=== Dataset extract ===
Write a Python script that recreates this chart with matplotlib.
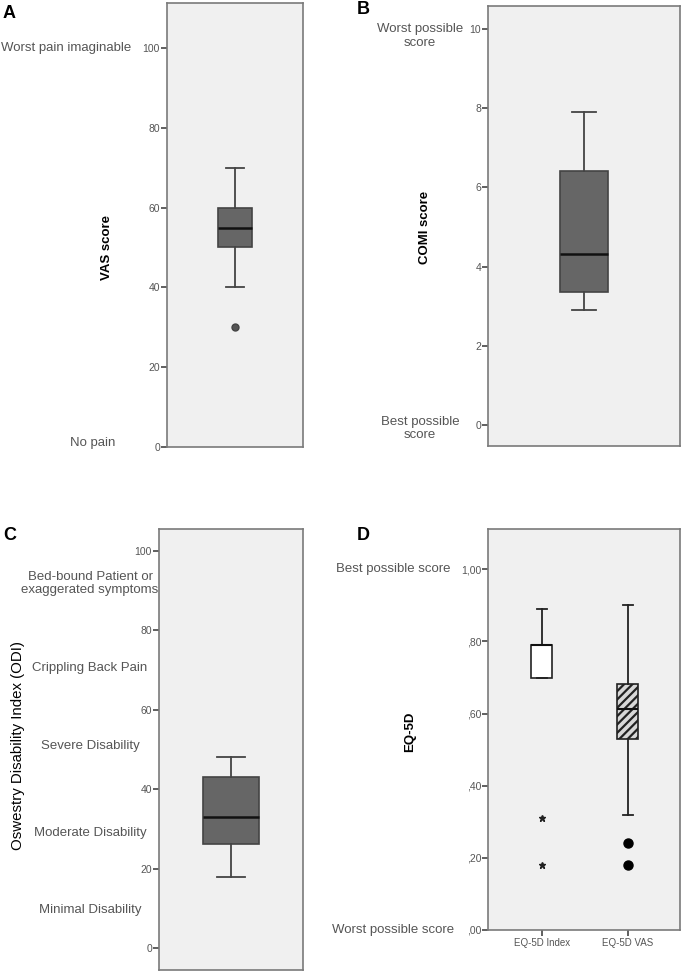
import matplotlib
matplotlib.use("Agg")
import matplotlib.pyplot as plt
from matplotlib.ticker import FuncFormatter

# values
vas_stats = [40, 50, 55, 60, 70]          # whislo, q1, median, q3, whishi
vas_fliers = [30]
comi_stats = [2.9, 3.37, 4.31, 6.42, 7.91]
odi_stats = [18, 26.2, 33.1, 43.0, 48.1]
eq_labels = ["EQ-5D Index", "EQ-5D VAS"]
eq_stats = [[0.70, 0.70, 0.79, 0.79, 0.89],
            [0.32, 0.53, 0.613, 0.682, 0.90]]
eq_fliers = [[0.31, 0.18], [0.24, 0.18]]

odi_bands = [91.8, 70.5, 51, 29, 9.6]
odi_band_labels = ["Bed-bound Patient or\nexaggerated symptoms", "Crippling Back Pain",
                   "Severe Disability", "Moderate Disability", "Minimal Disability"]

face = "#f0f0f0"
frame = "#7a7a7a"
boxgray = "#666666"
txtgray = "#555555"
W, H = 685, 974

plt.rcParams['font.family'] = ['Liberation Sans', 'DejaVu Sans']
plt.rcParams['hatch.linewidth'] = 1.6

fig = plt.figure(figsize=(6.85, 9.74), dpi=100)


def px(x, y):
    # pixel position (from top-left) -> figure fraction
    return x / W, 1 - y / H


def make_stat(s, fliers=()):
    return dict(whislo=s[0], q1=s[1], med=s[2], q3=s[3], whishi=s[4], fliers=list(fliers))


def style_ax(ax):
    ax.set_facecolor(face)
    for sp in ax.spines.values():
        sp.set_color(frame)
        sp.set_linewidth(1.2)
    ax.tick_params(axis='y', direction='out', length=4, width=1.2, color="#444444",
                   labelsize=7.5, labelcolor=txtgray, pad=1)


def one_box(ax, stats, width, fliers=(), fcolor=boxgray):
    ax.bxp([make_stat(stats, fliers)], positions=[1], widths=width, patch_artist=True,
           showfliers=True,
           boxprops=dict(facecolor=fcolor, edgecolor="#444444", linewidth=1.2),
           medianprops=dict(color="#111111", linewidth=1.8),
           whiskerprops=dict(color="#444444", linewidth=1.3),
           capprops=dict(color="#444444", linewidth=1.3),
           capwidths=width * 0.5,
           flierprops=dict(marker='o', markerfacecolor="#555555", markeredgecolor="#444444",
                           markersize=5))
    ax.set_xlim(0.5, 1.5)
    ax.set_xticks([])


def side_label(x, y, s, ha='center', size=9.5, ls=1.15):
    fig.text(*px(x, y), s, ha=ha, va='center', fontsize=size, color=txtgray,
             linespacing=ls)


def ylab(x, y, s, size=9.5, bold=True):
    fig.text(*px(x, y), s, rotation=90, ha='center', va='center', fontsize=size,
             fontweight='bold' if bold else 'normal')


# ---- A: VAS
axA = fig.add_axes([0.2438, 0.5411, 0.1985, 0.4559])
style_ax(axA)
one_box(axA, vas_stats, 0.257, vas_fliers)
axA.set_ylim(0, 111.3)
axA.set_yticks([0, 20, 40, 60, 80, 100])
side_label(66, 48, "Worst pain imaginable")
side_label(93, 443, "No pain")
ylab(107, 248, "VAS score")
fig.text(*px(3, 13), "A", ha='left', va='center', fontsize=13, fontweight='bold')

# ---- B: COMI
axB = fig.add_axes([0.7124, 0.5421, 0.2803, 0.4517])
style_ax(axB)
one_box(axB, comi_stats, 0.245)
axB.set_ylim(-0.53, 10.58)
axB.set_yticks([0, 2, 4, 6, 8, 10])
side_label(420, 36, "Worst possible\nscore")
side_label(420, 428.5, "Best possible\nscore")
ylab(425, 227, "COMI score")
fig.text(*px(357, 10), "B", ha='left', va='center', fontsize=13, fontweight='bold')

# ---- C: ODI
axC = fig.add_axes([0.2321, 0.0041, 0.2102, 0.4528])
style_ax(axC)
one_box(axC, odi_stats, 0.39)
axC.set_ylim(-5.5, 105.5)
axC.set_yticks([0, 20, 40, 60, 80, 100])
for yv, lab in zip(odi_bands, odi_band_labels):
    # label x centre in pixels, y in data units
    fig.text(90 / W, axC.transData.transform((1, yv))[1] / (H), lab,
             ha='center', va='center', fontsize=9.5, color=txtgray, linespacing=1.05)
ylab(18, 745, "Oswestry Disability Index (ODI)", size=10.8, bold=False)
fig.text(*px(3, 535), "C", ha='left', va='center', fontsize=13, fontweight='bold')

# ---- D: EQ-5D
axD = fig.add_axes([0.7124, 0.0452, 0.2803, 0.4117])
style_ax(axD)
stats = [make_stat(s) for s in eq_stats]
bp = axD.bxp(stats, positions=[1, 2], widths=0.244, patch_artist=True, showfliers=False,
             boxprops=dict(edgecolor="#222222", linewidth=1.2),
             medianprops=dict(color="#111111", linewidth=1.5),
             whiskerprops=dict(color="#222222", linewidth=1.3),
             capprops=dict(color="#222222", linewidth=1.3),
             capwidths=0.122)
bp['boxes'][0].set_facecolor("white")
bp['boxes'][1].set_facecolor("#d8d8d8")
bp['boxes'][1].set_hatch("////")
axD.plot([1] * len(eq_fliers[0]), eq_fliers[0], linestyle='none', marker='*',
         color="#222222", markersize=5)
axD.plot([2] * len(eq_fliers[1]), eq_fliers[1], linestyle='none', marker='o',
         color="black", markersize=6.5)
axD.set_xlim(0.373, 2.605)
axD.set_ylim(0, 1.112)
axD.set_yticks([0, 0.2, 0.4, 0.6, 0.8, 1.0])
axD.yaxis.set_major_formatter(FuncFormatter(
    lambda v, p: ("%.2f" % v).replace(".", ",").lstrip("0") if v < 1 else ("%.2f" % v).replace(".", ",")))
axD.set_xticks([1, 2])
axD.set_xticklabels(eq_labels)
axD.tick_params(axis='x', direction='out', length=4, width=1.2, color="#444444",
                labelsize=7, labelcolor=txtgray, pad=2)
side_label(450, 569, "Best possible score", ha='right')
side_label(454, 930, "Worst possible score", ha='right')
ylab(410, 732, "EQ-5D")
fig.text(*px(357, 535), "D", ha='left', va='center', fontsize=13, fontweight='bold')

fig.savefig("out.png", dpi=100, facecolor="white")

=== Your goal ===
Find all lines holding the string "matplotlib" and copy them.

=== Answer in full ===
Write a Python script that recreates this chart with matplotlib.
import matplotlib
matplotlib.use("Agg")
import matplotlib.pyplot as plt
from matplotlib.ticker import FuncFormatter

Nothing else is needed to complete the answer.